Businesses would obviously prefer external data to be published under a genuinely open licence, such as the OGL.  The data is free for commercial use with no restrictions other than the requirement to share alike or to attribute the data to the publisher. However, if businesses are building new products or services, or relying on the data to inform their strategy, a number of characteristics other than just openness become critical in determining success:

·         Provenance – what is the source of the data and how it was collected? Is it authoritative?

·         Completeness and accuracy – are the examples and features of the data present and correct, and, if not, is the quality understood and documented?

·         Consistency – is the data published in a consistent, easy-to-access format and are any changes documented?

·         Timeliness – is the data available when it is needed for the time periods needed?

·         Richness – does the data contain a level of detail sufficient to answer our questions?

·         Guarantees of availability – will the data continue to be made available in the future?

If these characteristics cannot be guaranteed in open data or are unavailable except under a commercial licence then many businesses would prefer to pay to get them. While some public sector bodies – particularly the Trading Funds – have, over the years, established strong connections with business users of their data and understand their needs implicitly, the Open Data Institute is the first to cement these characteristics into a formal certification scheme for publishers of open data.

A campaign is needed to get publishers to adopt these certificates and to recognise that, economically at least, they are as important as Sir Tim Berners-Lee’s five-star scale for linked open data.  For example, although spending data may achieve a three- or even a four-star rating in the UK, not all central government departments publish in a timely manner, in a consistent format or at the same level of richness, and some local authority spending data is missing completely. These kinds of deficiencies, which are shared by many other open data sets, are inhibiting innovation and business take-up, yet are not necessarily penalised by the current set of performance indicators used to measure success.  

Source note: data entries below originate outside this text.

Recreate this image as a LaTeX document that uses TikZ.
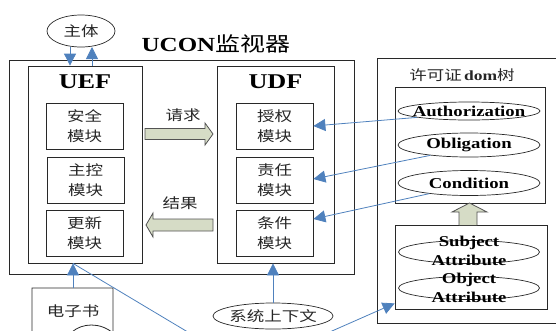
\documentclass[tikz,border=0pt]{standalone}
\usepackage{fontspec}
\setmainfont{Liberation Serif}[FakeStretch=1.25]
\newfontfamily\cjk{Noto Sans CJK SC}[FakeStretch=1.25]
\usetikzlibrary{arrows.meta,shapes.geometric}
\definecolor{lnblue}{RGB}{79,129,189}
\definecolor{blkfill}{RGB}{214,220,198}
\definecolor{lnk}{RGB}{40,40,40}
\begin{document}
\begin{tikzpicture}[x=1pt,y=-1pt,
  box/.style={draw=lnk, line width=0.8pt, rectangle, inner sep=0pt},
  modbox/.style={box, minimum width=77pt, minimum height=46pt, align=center, font=\cjk\fontsize{14}{20}\selectfont, text=black!85},
  ell/.style={draw=lnk, line width=0.7pt, ellipse, inner sep=0pt},
  lbl/.style={inner sep=0pt, align=center, font=\fontsize{15}{19}\selectfont\bfseries},
  cjklbl/.style={inner sep=0pt, align=center, font=\cjk\fontsize{14}{20}\selectfont, text=black!85},
  conn/.style={draw=lnblue, line width=0.8pt, -{Triangle[width=12pt,length=12pt]}},
  blk/.style={draw=lnk!80, line width=0.8pt, fill=blkfill},
]
\useasboundingbox (0,0) rectangle (556,330);

% monitor
\node[box, minimum width=345pt, minimum height=214pt] (mon) at (181.5,167) {};
\node[inner sep=0pt, font=\fontsize{20}{24}\selectfont] (title) at (216,44) {\bfseries UCON{\cjk\mdseries 监视器}};
\node[box, minimum width=114pt, minimum height=197pt] (uef) at (85,164.5) {};
\node[box, minimum width=117pt, minimum height=197pt] (udf) at (275.5,164.5) {};
\node[inner sep=0pt, font=\fontsize{21}{24}\selectfont\bfseries] (ueft) at (85,82) {UEF};
\node[inner sep=0pt, font=\fontsize{21}{24}\selectfont\bfseries] (udft) at (275.5,82) {UDF};

\node[modbox] (anquan) at (84.5,126) {安全\\模块};
\node[modbox] (zhukong) at (85.5,180) {主控\\模块};
\node[modbox] (gengxin) at (84.5,233) {更新\\模块};
\node[modbox] (shouquan) at (274.5,126) {授权\\模块};
\node[modbox] (zeren) at (274.5,180) {责任\\模块};
\node[modbox] (tiaojian) at (274.5,233) {条件\\模块};

% block arrows
\draw[blk] (145,128.5) -- (205,128.5) -- (205,123) -- (213,134) -- (205,145) -- (205,139.5) -- (145,139.5) -- cycle;
\draw[blk] (213,219) -- (153,219) -- (153,213) -- (146,225) -- (153,237) -- (153,231) -- (213,231) -- cycle;
\node[cjklbl] (qingqiu) at (183,115) {请求};
\node[cjklbl] (jieguo) at (180,203) {结果};

% subject
\node[ell, minimum width=68pt, minimum height=32pt] (zhuti) at (81,31) {};
\node[cjklbl] at (zhuti) {主体};
\draw[conn] (zhuti.south -| 70,0) -- (uef.north -| 70,0);
\draw[conn] (uef.north -| 92,0) -- (92,47);

% license tree
\node[box, minimum width=188pt, minimum height=265pt] (lic) at (471,190.5) {};
\node[inner sep=0pt, font=\fontsize{14}{18}\selectfont, text=black!85] (lictitle) at (462,75) {{\cjk 许可证}\,{\bfseries dom}{\cjk 树}};
\node[box, minimum width=150pt, minimum height=116pt] (inner1) at (470,145) {};
\node[box, minimum width=152pt, minimum height=84pt] (inner2) at (471,267) {};
\node[ell, minimum width=142pt, minimum height=18pt] (auth) at (469,111) {};
\node[lbl] at (auth) {Authorization};
\node[ell, minimum width=142pt, minimum height=24pt] (obl) at (469,145) {};
\node[lbl] at (obl) {Obligation};
\node[ell, minimum width=142pt, minimum height=25pt] (cond) at (469,183) {};
\node[lbl] at (cond) {Condition};
\node[ell, minimum width=141pt, minimum height=23pt] (subj) at (469,252) {};
\node[lbl] at (469,251) {Subject\\Attribute};
\node[ell, minimum width=141pt, minimum height=23pt] (obj) at (469,288) {};
\node[lbl] at (469,288) {Object\\Attribute};
\draw[blk] (459,225) -- (459,212) -- (452,212) -- (469.5,203) -- (487,212) -- (477,212) -- (477,225);

% connectors from license
\draw[conn] (auth.187) -- (shouquan.east);
\draw[conn] (obl.195) -- ([yshift=1pt]zeren.east);
\draw[conn] (cond.195) -- ([yshift=14pt]tiaojian.east);

% system context
\node[ell, minimum width=120pt, minimum height=26pt] (sys) at (273,316) {};
\node[cjklbl] at (sys) {系统上下文};
\draw[conn] (sys.north) -- (sys.north |- udf.south);

% e-book
\draw[draw=lnk, line width=0.8pt] (32,345) -- (32,288) -- (113,288) -- (113,333)
  .. controls (100,322) and (82,323) .. (72,332) .. controls (60,344) and (45,344) .. (32,338);
\node[cjklbl] (ebook) at (73,311) {电子书};
\coordinate (ebtop) at (73,288);
\draw[conn] (ebtop) -- (uef.south -| 73,0);
\coordinate (below) at (248,368);
\draw[conn] (uef.south -| 73,0) -- (below) -- ([yshift=6pt]inner2.south west);
\end{tikzpicture}
\end{document}
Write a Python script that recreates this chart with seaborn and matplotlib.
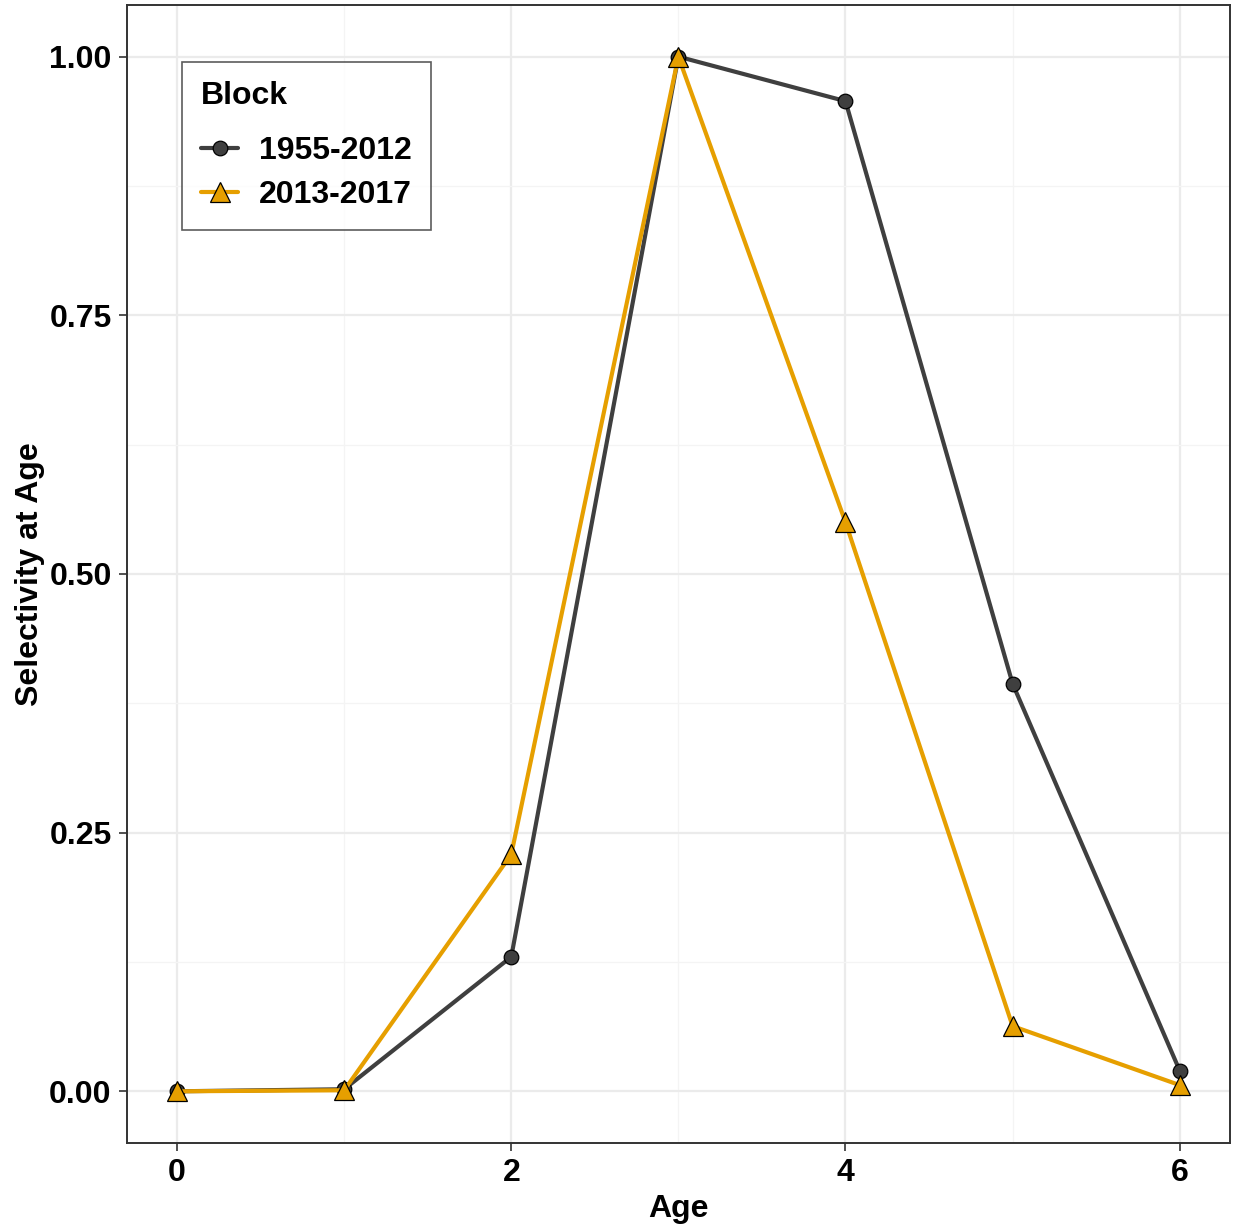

It’s time for open data to step up. If it is to be taken seriously by businesses then the same standards they expect to see in commercially licensed data need to be exhibited in open data – and especially in the data sets that form part of the ‘core reference layer’ used to connect different data sets together.

Publishing is just the first and, arguably, the easiest step in the process. The public sector’s challenge is to engage with businesses to improve awareness of open data, to understand business needs and harness every company’s constructive comments to improve the data iteratively. We may have proven that sunlight is the best disinfectant for public sector information, but understanding and working with business users of open data is the best way of producing a pure and usable source in the first place. 


Harvey Lewis is the research director for Deloitte Analytics and a member of the Public Sector Transparency Board.